In the 20th century, T. H. Marshall proposed what he believed to be central democratic ideals in his seminal essay on citizenship, citing three different kinds of rights: civil rights that are the basic building blocks of individual freedom; political rights, which include the rights of citizens to participate in order to exercise political power; and finally social rights, which include the right to basic economic welfare and security.
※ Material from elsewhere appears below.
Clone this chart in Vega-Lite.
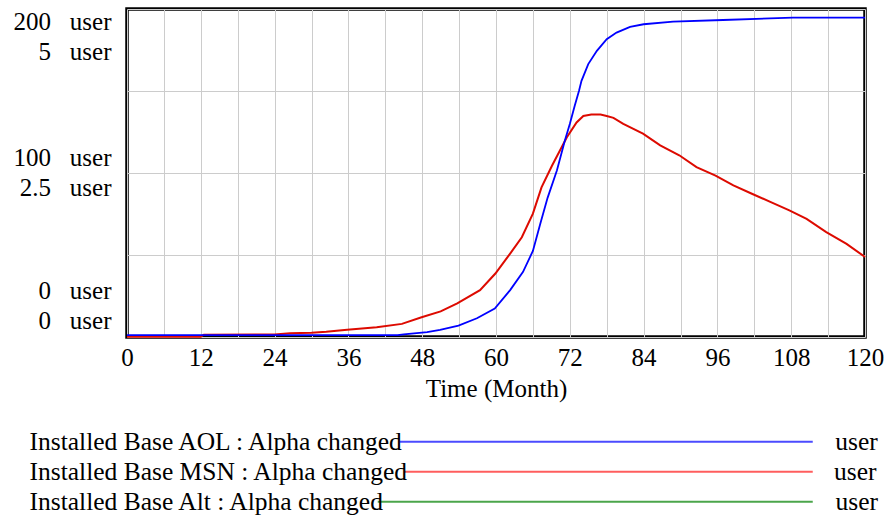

The importance of human rights is often listed as a central democratic ideal, as well as instilling in military and civilian governmental personnel the attitudes and methods which will prevent their actions from infringing on those rights. The United States Bill of Rights in the Constitution of the United States is an example of the democratic ideal of human rights and liberties being implemented in the foundation of a country's governance. These individual freedoms include freedom of speech, freedom of assembly, freedom of religion and the right to a fair trial. Voter enfranchisement and political participation are two key democratic ideals that ensure the engagement of citizens in the political sphere. Who has the right to suffrage has changed over the centuries and universal suffrage is necessary for a nation to be considered a democracy and not a dictatorship.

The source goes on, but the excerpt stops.